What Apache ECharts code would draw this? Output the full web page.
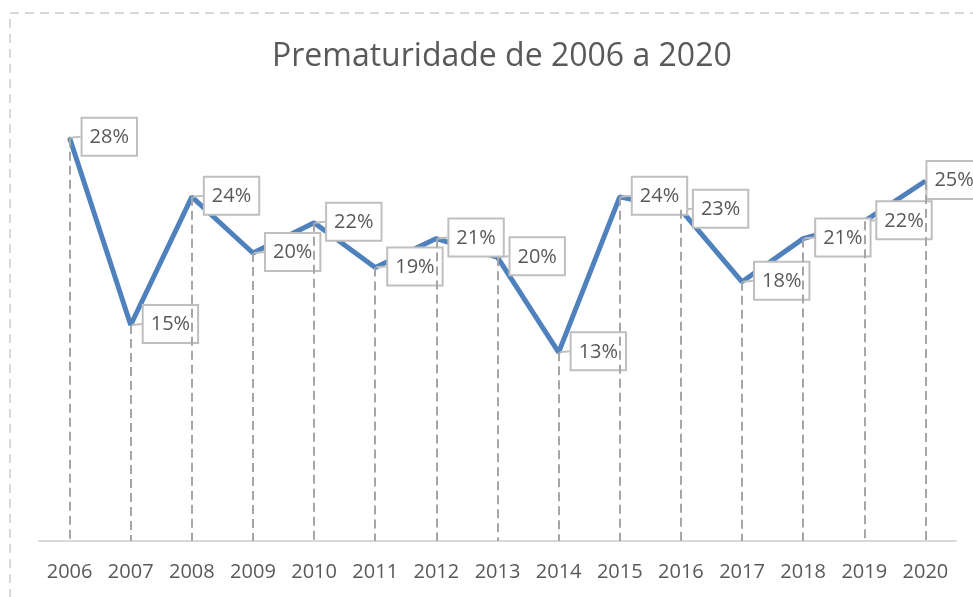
<!DOCTYPE html>
<html>
<head>
<meta charset="utf-8">
<script src="https://cdn.jsdelivr.net/npm/echarts@6/dist/echarts.min.js"></script>
<style>
    html, body { margin: 0; padding: 0; background: #fff; }
    #chart { width: 973px; height: 597px; }
</style>
</head>
<body>
<div id="chart"></div>
<script>
// anos e taxa de prematuridade (%)
var anos = ['2006', '2007', '2008', '2009', '2010', '2011', '2012', '2013', '2014', '2015', '2016', '2017', '2018', '2019', '2020'];
var taxa = [28.0, 15.0, 23.9, 20.0, 22.1, 19.0, 21.0, 19.7, 13.1, 23.9, 23.0, 18.0, 21.0, 22.2, 25.0];
var titulo = 'Prematuridade de 2006 a 2020';

var fonte = '"Open Sans", "Noto Sans", sans-serif';
var cinza = '#595959';

// linhas verticais tracejadas (do ponto até o eixo)
var linhasQueda = anos.map(function (ano, i) {
    return [{ coord: [ano, taxa[i]] }, { coord: [ano, 0] }];
});

// pontos com o rótulo deslocado (o último fica colado na borda)
var pontos = taxa.map(function (v, i) {
    if (i === taxa.length - 1) {
        return { value: v, label: { position: [3, -18] } };
    }
    return v;
});

var myChart = echarts.init(document.getElementById('chart'));

option = {
    backgroundColor: '#fff',
    animation: false,
    title: {
        text: titulo,
        left: 267,
        top: 36,
        textStyle: {
            fontFamily: fonte,
            fontSize: 32,
            fontWeight: 'normal',
            color: cinza
        }
    },
    graphic: [{
        // borda tracejada da área do gráfico
        type: 'rect',
        shape: { x: 10, y: 13, width: 1100, height: 700 },
        style: { fill: 'none', stroke: '#d9d9d9', lineWidth: 2, lineDash: [9, 6] },
        silent: true
    }],
    grid: {
        left: 39,
        right: 17,
        top: 109,
        bottom: 56
    },
    xAxis: {
        type: 'category',
        data: anos,
        boundaryGap: true,
        axisLine: { lineStyle: { color: '#d9d9d9', width: 2 } },
        axisTick: { show: false },
        axisLabel: {
            margin: 21,
            fontFamily: fonte,
            fontSize: 20,
            color: cinza
        }
    },
    yAxis: {
        type: 'value',
        min: 0,
        max: 30,
        show: false,
        splitLine: { show: false }
    },
    series: [
        {
            name: 'queda',
            type: 'line',
            data: taxa,
            symbol: 'none',
            lineStyle: { opacity: 0 },
            silent: true,
            z: 1,
            markLine: {
                silent: true,
                symbol: 'none',
                label: { show: false },
                lineStyle: { type: [9, 5], color: '#a6a6a6', width: 2 },
                data: linhasQueda
            }
        },
        {
            name: 'Prematuridade',
            type: 'line',
            data: pontos,
            z: 3,
            symbol: 'circle',
            symbolSize: 2,
            showSymbol: true,
            itemStyle: { color: '#4f81bd' },
            lineStyle: { color: '#4f81bd', width: 5 },
            label: {
                show: true,
                position: [14, -18],
                align: 'left',
                verticalAlign: 'top',
                fontFamily: fonte,
                fontSize: 20,
                lineHeight: 23,
                color: cinza,
                backgroundColor: '#fff',
                borderColor: '#bfbfbf',
                borderWidth: 2,
                padding: [7, 7, 6, 7],
                formatter: function (p) {
                    return Math.round(p.value) + '%';
                }
            },
            labelLine: {
                show: true,
                lineStyle: { color: '#bfbfbf', width: 2 }
            }
        }
    ]
};
myChart.setOption(option);
</script>
</body>
</html>
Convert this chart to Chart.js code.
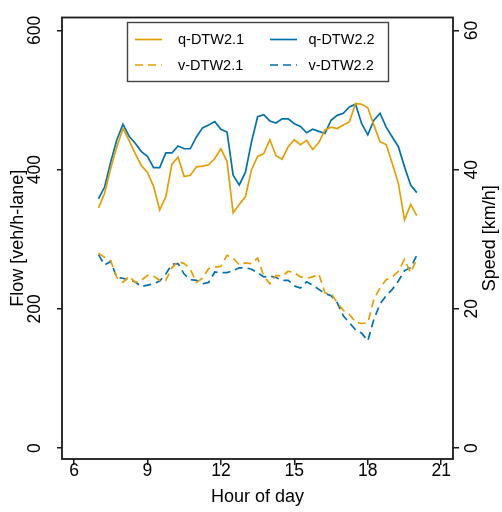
<!DOCTYPE html>
<html lang="en">
  <head>
    <meta charset="UTF-8" />
    <title>Flow and speed by hour of day</title>
    <script src="https://cdn.jsdelivr.net/npm/chart.js"></script>
    <style>
      body {
        margin: 0;
        background: #fff;
      }
    </style>
  </head>
  <body>
    <canvas id="flowChart" width="502" height="512"></canvas>
    <script>
      // 15-minute intervals, 7:00 to 20:00
      const hours = [
        7, 7.25, 7.5, 7.75, 8, 8.25, 8.5, 8.75, 9, 9.25, 9.5, 9.75, 10, 10.25,
        10.5, 10.75, 11, 11.25, 11.5, 11.75, 12, 12.25, 12.5, 12.75, 13, 13.25,
        13.5, 13.75, 14, 14.25, 14.5, 14.75, 15, 15.25, 15.5, 15.75, 16, 16.25,
        16.5, 16.75, 17, 17.25, 17.5, 17.75, 18, 18.25, 18.5, 18.75, 19, 19.25,
        19.5, 19.75, 20,
      ];

      // flow, veh/h-lane
      const flowDTW21 = [
        345, 366, 402, 433, 459, 442, 423, 406, 396, 376, 342, 361, 408, 418,
        390, 392, 404, 405, 407, 416, 430, 412, 338, 350, 361, 400, 419, 423,
        443, 420, 415, 433, 443, 436, 442, 429, 439, 457, 461, 459, 464, 469,
        495, 494, 489, 464, 440, 436, 409, 380, 328, 350, 334,
      ];
      const flowDTW22 = [
        358, 375, 411, 443, 465, 448, 438, 426, 419, 403, 403, 424, 424, 434,
        430, 430, 447, 460, 464, 469, 458, 454, 392, 378, 396, 440, 476, 479,
        470, 467, 473, 473, 466, 462, 453, 458, 455, 452, 471, 478, 481, 490,
        494, 466, 450, 471, 481, 461, 447, 433, 404, 378, 367,
      ];

      // speed, km/h
      const speedDTW21 = [
        28.0, 27.4, 26.9, 24.5, 23.8, 24.7, 23.8, 24.1, 24.8, 24.7, 24.1, 24.1,
        25.9, 26.8, 26.5, 25.7, 23.8, 24.4, 25.8, 26.0, 26.1, 27.7, 27.3, 26.3,
        26.6, 26.5, 27.3, 24.7, 23.6, 24.8, 24.7, 25.4, 25.2, 24.6, 24.4, 24.6,
        25.0, 22.3, 22.2, 20.9, 19.8, 19.2, 18.1, 17.9, 18.0, 21.4, 23.0, 24.2,
        24.6, 25.4, 27.1, 25.2, 27.1,
      ];
      const speedDTW22 = [
        27.8, 26.3, 26.8, 24.5, 24.4, 24.1, 23.9, 23.2, 23.4, 23.6, 24.0, 25.0,
        26.4, 26.5, 25.0, 24.2, 24.1, 23.6, 23.8, 25.3, 25.2, 25.2, 25.5, 25.9,
        25.9, 25.7, 25.2, 24.6, 24.7, 24.5, 24.1, 24.1, 23.3, 23.0, 23.9, 23.4,
        22.8, 22.2, 21.9, 20.9, 19.0, 18.0, 17.0, 16.5, 15.4, 18.5, 20.7, 21.9,
        22.8, 24.0, 25.5, 25.9, 27.7,
      ];

      const hourTicks = [6, 9, 12, 15, 18, 21];
      const flowTicks = [0, 200, 400, 600];
      const speedTicks = [0, 20, 40, 60];

      const ORANGE = '#E69F00';
      const BLUE = '#0072B2';
      const FONT = 'Liberation Sans, Arial, Helvetica, sans-serif';
      const DASH = [8, 5];

      const pts = (ys) => hours.map((h, i) => ({ x: h, y: ys[i] }));

      const line = (label, data, color, axis, dashed) => ({
        label: label,
        data: pts(data),
        yAxisID: axis,
        borderColor: color,
        backgroundColor: color,
        borderWidth: 1.7,
        borderDash: dashed ? DASH : [],
        pointRadius: 0,
        tension: 0,
        fill: false,
      });

      const fixedTicks = (values) => (scale) => {
        scale.ticks = values.map((v) => ({ value: v }));
      };

      // plot frame, boxed 2x2 legend and right-hand axis title
      const decorations = {
        id: 'decorations',
        afterDatasetsDraw(chart) {
          const { ctx, chartArea: a } = chart;
          ctx.save();
          ctx.strokeStyle = '#1a1a1a';
          ctx.lineWidth = 1.8;
          ctx.strokeRect(a.left, a.top, a.right - a.left, a.bottom - a.top);
          ctx.restore();
        },
        afterDraw(chart) {
          const { ctx } = chart;
          ctx.save();

          // legend box
          ctx.fillStyle = '#fff';
          ctx.fillRect(127, 22, 261, 59);
          ctx.strokeStyle = '#444';
          ctx.lineWidth = 1.4;
          ctx.strokeRect(127.5, 22.5, 261, 59);

          const entries = [
            { ds: 0, x: 135, tx: 178, y: 39.5 },
            { ds: 1, x: 270, tx: 308.5, y: 39.5 },
            { ds: 2, x: 135, tx: 178, y: 65 },
            { ds: 3, x: 270, tx: 308.5, y: 65 },
          ];
          ctx.font = '14.5px ' + FONT;
          ctx.textBaseline = 'middle';
          ctx.textAlign = 'left';
          entries.forEach((e) => {
            const ds = chart.data.datasets[e.ds];
            ctx.beginPath();
            ctx.strokeStyle = ds.borderColor;
            ctx.lineWidth = 1.7;
            ctx.setLineDash(ds.borderDash);
            ctx.moveTo(e.x, e.y);
            ctx.lineTo(e.x + 27, e.y);
            ctx.stroke();
            ctx.setLineDash([]);
            ctx.fillStyle = '#000';
            ctx.fillText(ds.label, e.tx, e.y + 0.5);
          });

          // right axis title, reading upwards like the left one
          ctx.translate(490, chart.chartArea.top + (chart.chartArea.bottom - chart.chartArea.top) / 2);
          ctx.rotate(-Math.PI / 2);
          ctx.font = '18px ' + FONT;
          ctx.textAlign = 'center';
          ctx.fillText('Speed [km/h]', 0, 0);
          ctx.restore();
        },
      };

      const tickFont = { family: FONT, size: 17.5 };
      const titleFont = { family: FONT, size: 18 };
      const tickGrid = {
        display: true,
        drawOnChartArea: false,
        drawTicks: true,
        color: '#1a1a1a',
        lineWidth: 1.5,
      };

      new Chart(document.getElementById('flowChart').getContext('2d'), {
        type: 'line',
        data: {
          datasets: [
            line('q-DTW2.1', flowDTW21, ORANGE, 'y', false),
            line('q-DTW2.2', flowDTW22, BLUE, 'y', false),
            line('v-DTW2.1', speedDTW21, ORANGE, 'y2', true),
            line('v-DTW2.2', speedDTW22, BLUE, 'y2', true),
          ],
        },
        options: {
          responsive: false,
          animation: false,
          layout: { padding: { top: 15, left: 0, right: 0, bottom: 0 } },
          plugins: { legend: { display: false }, tooltip: { enabled: false } },
          scales: {
            x: {
              type: 'linear',
              min: 5.51,
              max: 21.48,
              afterBuildTicks: fixedTicks(hourTicks),
              afterFit: (s) => { s.height = 53; },
              grid: { ...tickGrid, tickLength: 6 },
              border: { display: false },
              ticks: { color: '#000', font: tickFont, padding: -4, maxRotation: 0 },
              title: {
                display: true,
                text: 'Hour of day',
                color: '#000',
                font: titleFont,
                padding: { top: 0, bottom: 4 },
              },
            },
            y: {
              position: 'left',
              min: -15.7,
              max: 618.6,
              afterBuildTicks: fixedTicks(flowTicks),
              afterFit: (s) => { s.width = 62; },
              grid: { ...tickGrid, tickLength: 5 },
              border: { display: false },
              ticks: {
                color: '#000',
                font: tickFont,
                minRotation: 90,
                maxRotation: 90,
                crossAlign: 'center',
                padding: 7,
              },
              title: {
                display: true,
                text: 'Flow [veh/h-lane]',
                color: '#000',
                font: titleFont,
                padding: { top: 7, bottom: 0 },
              },
            },
            y2: {
              position: 'right',
              min: -1.57,
              max: 61.86,
              afterBuildTicks: fixedTicks(speedTicks),
              afterFit: (s) => { s.width = 49; },
              grid: { ...tickGrid, tickLength: 6 },
              border: { display: false },
              ticks: {
                color: '#000',
                font: tickFont,
                minRotation: 90,
                maxRotation: 90,
                crossAlign: 'center',
                padding: 3,
              },
            },
          },
        },
        plugins: [decorations],
      });
    </script>
  </body>
</html>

## WHAT IS EXPECTED
Copy nothing but the lines from the first one in the listing through the line with "var myChart = echarts.init(document.getElementById('chart'));", and omit the pictures.

## FINISHED EXERCISE
What Apache ECharts code would draw this? Output the full web page.
<!DOCTYPE html>
<html>
<head>
<meta charset="utf-8">
<script src="https://cdn.jsdelivr.net/npm/echarts@6/dist/echarts.min.js"></script>
<style>
    html, body { margin: 0; padding: 0; background: #fff; }
    #chart { width: 973px; height: 597px; }
</style>
</head>
<body>
<div id="chart"></div>
<script>
// anos e taxa de prematuridade (%)
var anos = ['2006', '2007', '2008', '2009', '2010', '2011', '2012', '2013', '2014', '2015', '2016', '2017', '2018', '2019', '2020'];
var taxa = [28.0, 15.0, 23.9, 20.0, 22.1, 19.0, 21.0, 19.7, 13.1, 23.9, 23.0, 18.0, 21.0, 22.2, 25.0];
var titulo = 'Prematuridade de 2006 a 2020';

var fonte = '"Open Sans", "Noto Sans", sans-serif';
var cinza = '#595959';

// linhas verticais tracejadas (do ponto até o eixo)
var linhasQueda = anos.map(function (ano, i) {
    return [{ coord: [ano, taxa[i]] }, { coord: [ano, 0] }];
});

// pontos com o rótulo deslocado (o último fica colado na borda)
var pontos = taxa.map(function (v, i) {
    if (i === taxa.length - 1) {
        return { value: v, label: { position: [3, -18] } };
    }
    return v;
});

var myChart = echarts.init(document.getElementById('chart'));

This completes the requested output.